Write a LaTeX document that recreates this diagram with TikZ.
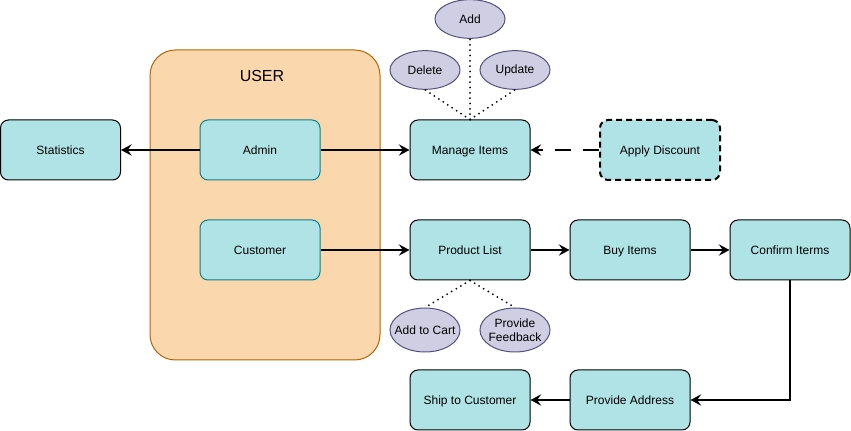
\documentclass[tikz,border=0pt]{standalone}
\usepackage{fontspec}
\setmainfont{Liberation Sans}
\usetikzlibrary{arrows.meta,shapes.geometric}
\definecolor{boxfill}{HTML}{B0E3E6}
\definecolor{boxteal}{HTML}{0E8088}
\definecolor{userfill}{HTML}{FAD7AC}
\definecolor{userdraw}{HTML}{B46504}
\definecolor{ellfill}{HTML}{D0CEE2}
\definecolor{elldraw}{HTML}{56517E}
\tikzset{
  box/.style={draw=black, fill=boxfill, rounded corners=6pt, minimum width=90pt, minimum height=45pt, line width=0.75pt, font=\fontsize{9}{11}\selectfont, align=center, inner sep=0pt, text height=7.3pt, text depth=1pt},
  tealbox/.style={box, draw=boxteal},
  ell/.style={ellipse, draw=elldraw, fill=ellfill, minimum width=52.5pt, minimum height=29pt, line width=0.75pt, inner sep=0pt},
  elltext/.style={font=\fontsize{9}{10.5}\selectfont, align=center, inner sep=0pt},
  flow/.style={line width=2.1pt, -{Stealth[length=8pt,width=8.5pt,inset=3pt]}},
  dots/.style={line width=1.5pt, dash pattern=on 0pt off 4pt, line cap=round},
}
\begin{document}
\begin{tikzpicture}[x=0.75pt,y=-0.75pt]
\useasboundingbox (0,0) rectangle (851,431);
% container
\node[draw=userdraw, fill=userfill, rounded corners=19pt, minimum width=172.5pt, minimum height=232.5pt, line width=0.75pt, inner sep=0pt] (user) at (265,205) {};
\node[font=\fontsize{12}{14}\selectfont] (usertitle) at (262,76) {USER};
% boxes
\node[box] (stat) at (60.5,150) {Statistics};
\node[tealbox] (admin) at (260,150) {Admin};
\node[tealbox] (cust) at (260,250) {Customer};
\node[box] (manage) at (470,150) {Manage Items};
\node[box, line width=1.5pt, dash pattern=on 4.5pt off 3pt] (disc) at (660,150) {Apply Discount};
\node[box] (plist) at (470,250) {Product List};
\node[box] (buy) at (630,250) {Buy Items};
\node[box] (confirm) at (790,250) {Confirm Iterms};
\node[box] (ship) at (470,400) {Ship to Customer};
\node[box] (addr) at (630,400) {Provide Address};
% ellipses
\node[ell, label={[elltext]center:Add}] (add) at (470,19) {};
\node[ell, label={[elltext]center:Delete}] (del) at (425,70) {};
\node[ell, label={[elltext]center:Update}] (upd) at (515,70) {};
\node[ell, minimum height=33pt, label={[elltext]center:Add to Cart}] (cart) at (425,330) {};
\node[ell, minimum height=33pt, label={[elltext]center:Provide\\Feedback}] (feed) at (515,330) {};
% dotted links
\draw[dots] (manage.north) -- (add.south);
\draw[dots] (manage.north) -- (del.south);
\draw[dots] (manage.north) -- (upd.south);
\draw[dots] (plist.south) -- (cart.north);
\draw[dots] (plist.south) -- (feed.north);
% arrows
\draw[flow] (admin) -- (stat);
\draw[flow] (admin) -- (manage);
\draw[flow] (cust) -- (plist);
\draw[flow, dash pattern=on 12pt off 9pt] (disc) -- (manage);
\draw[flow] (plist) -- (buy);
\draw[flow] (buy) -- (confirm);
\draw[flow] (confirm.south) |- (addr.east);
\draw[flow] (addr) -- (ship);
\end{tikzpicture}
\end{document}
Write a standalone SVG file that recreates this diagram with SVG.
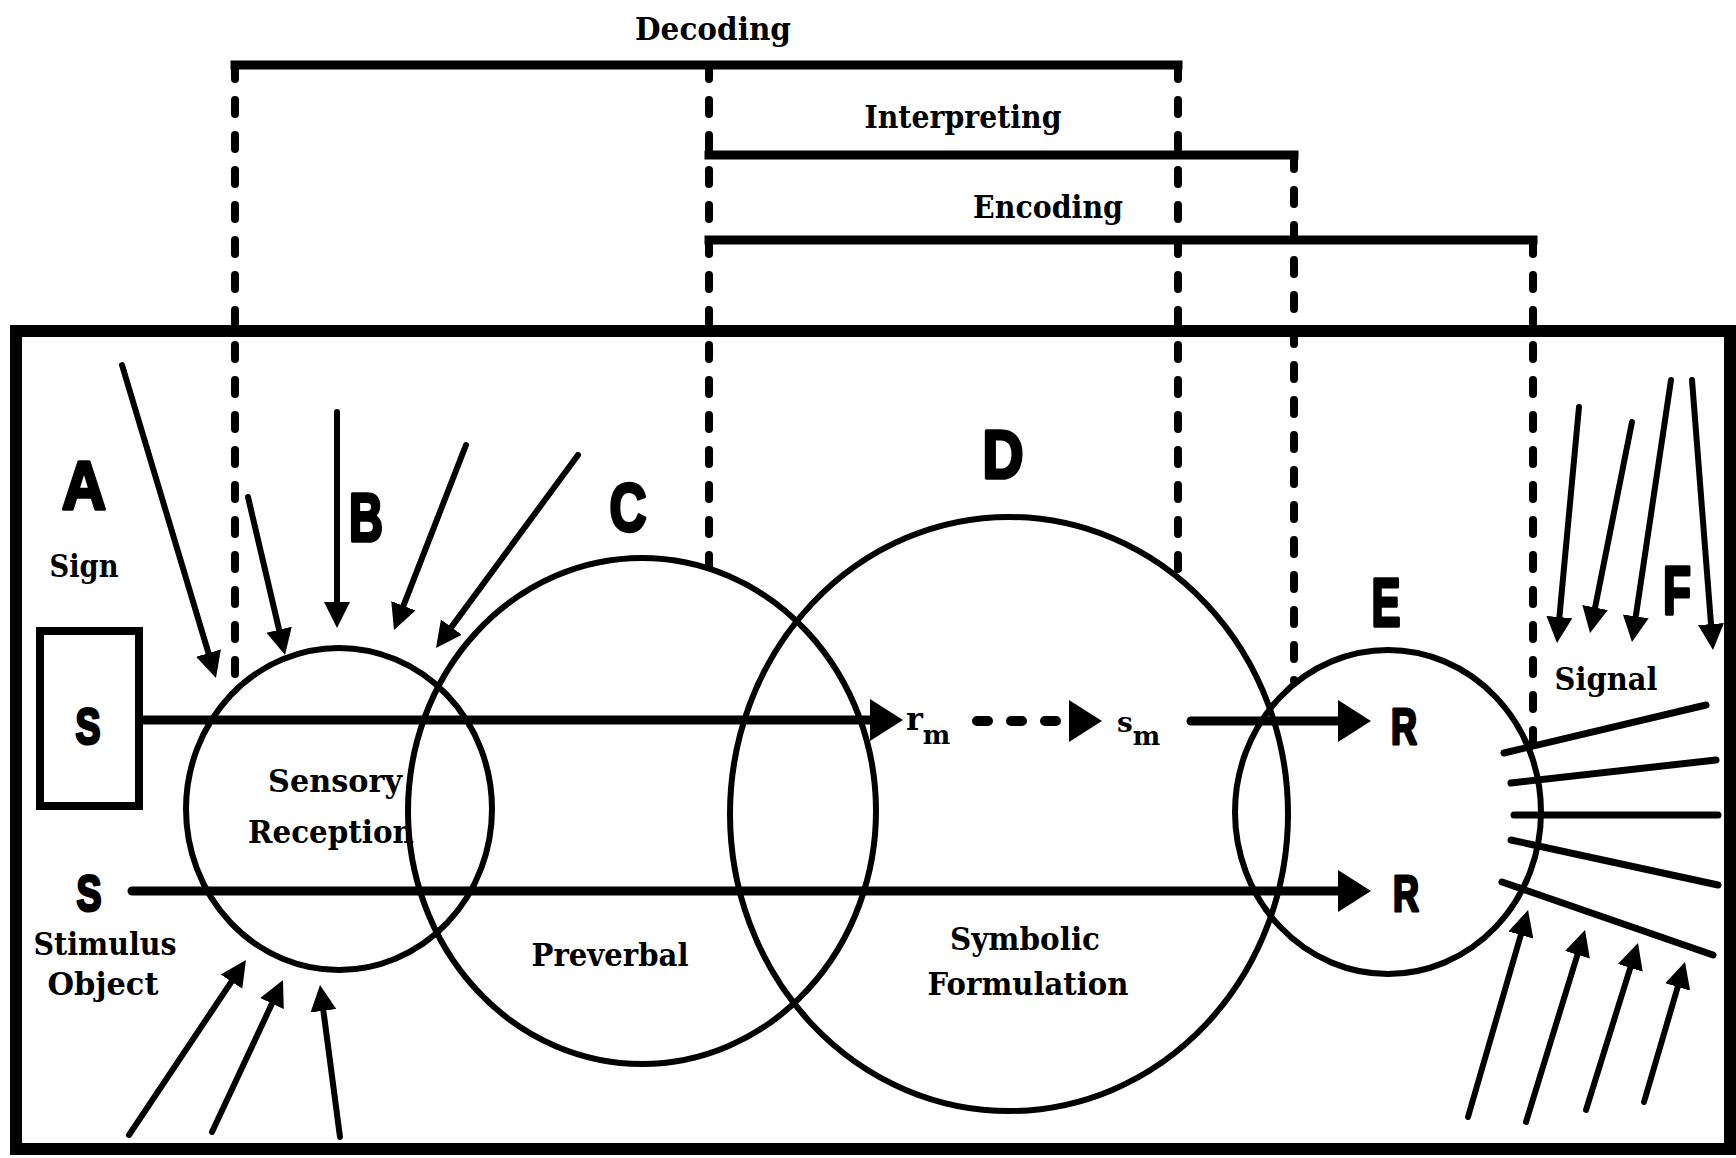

WRITTEN PROBLEM
Print the listing above in full, exactly as written. Omit any pictures.

EXERCISE RESULT
Write a LaTeX document that recreates this diagram with TikZ.
\documentclass[tikz,border=0pt]{standalone}
\usepackage{fontspec}
\setmainfont{Liberation Sans}
\usetikzlibrary{arrows.meta,shapes.geometric}
\definecolor{boxfill}{HTML}{B0E3E6}
\definecolor{boxteal}{HTML}{0E8088}
\definecolor{userfill}{HTML}{FAD7AC}
\definecolor{userdraw}{HTML}{B46504}
\definecolor{ellfill}{HTML}{D0CEE2}
\definecolor{elldraw}{HTML}{56517E}
\tikzset{
  box/.style={draw=black, fill=boxfill, rounded corners=6pt, minimum width=90pt, minimum height=45pt, line width=0.75pt, font=\fontsize{9}{11}\selectfont, align=center, inner sep=0pt, text height=7.3pt, text depth=1pt},
  tealbox/.style={box, draw=boxteal},
  ell/.style={ellipse, draw=elldraw, fill=ellfill, minimum width=52.5pt, minimum height=29pt, line width=0.75pt, inner sep=0pt},
  elltext/.style={font=\fontsize{9}{10.5}\selectfont, align=center, inner sep=0pt},
  flow/.style={line width=2.1pt, -{Stealth[length=8pt,width=8.5pt,inset=3pt]}},
  dots/.style={line width=1.5pt, dash pattern=on 0pt off 4pt, line cap=round},
}
\begin{document}
\begin{tikzpicture}[x=0.75pt,y=-0.75pt]
\useasboundingbox (0,0) rectangle (851,431);
% container
\node[draw=userdraw, fill=userfill, rounded corners=19pt, minimum width=172.5pt, minimum height=232.5pt, line width=0.75pt, inner sep=0pt] (user) at (265,205) {};
\node[font=\fontsize{12}{14}\selectfont] (usertitle) at (262,76) {USER};
% boxes
\node[box] (stat) at (60.5,150) {Statistics};
\node[tealbox] (admin) at (260,150) {Admin};
\node[tealbox] (cust) at (260,250) {Customer};
\node[box] (manage) at (470,150) {Manage Items};
\node[box, line width=1.5pt, dash pattern=on 4.5pt off 3pt] (disc) at (660,150) {Apply Discount};
\node[box] (plist) at (470,250) {Product List};
\node[box] (buy) at (630,250) {Buy Items};
\node[box] (confirm) at (790,250) {Confirm Iterms};
\node[box] (ship) at (470,400) {Ship to Customer};
\node[box] (addr) at (630,400) {Provide Address};
% ellipses
\node[ell, label={[elltext]center:Add}] (add) at (470,19) {};
\node[ell, label={[elltext]center:Delete}] (del) at (425,70) {};
\node[ell, label={[elltext]center:Update}] (upd) at (515,70) {};
\node[ell, minimum height=33pt, label={[elltext]center:Add to Cart}] (cart) at (425,330) {};
\node[ell, minimum height=33pt, label={[elltext]center:Provide\\Feedback}] (feed) at (515,330) {};
% dotted links
\draw[dots] (manage.north) -- (add.south);
\draw[dots] (manage.north) -- (del.south);
\draw[dots] (manage.north) -- (upd.south);
\draw[dots] (plist.south) -- (cart.north);
\draw[dots] (plist.south) -- (feed.north);
% arrows
\draw[flow] (admin) -- (stat);
\draw[flow] (admin) -- (manage);
\draw[flow] (cust) -- (plist);
\draw[flow, dash pattern=on 12pt off 9pt] (disc) -- (manage);
\draw[flow] (plist) -- (buy);
\draw[flow] (buy) -- (confirm);
\draw[flow] (confirm.south) |- (addr.east);
\draw[flow] (addr) -- (ship);
\end{tikzpicture}
\end{document}
Write a standalone SVG file that recreates this diagram with SVG.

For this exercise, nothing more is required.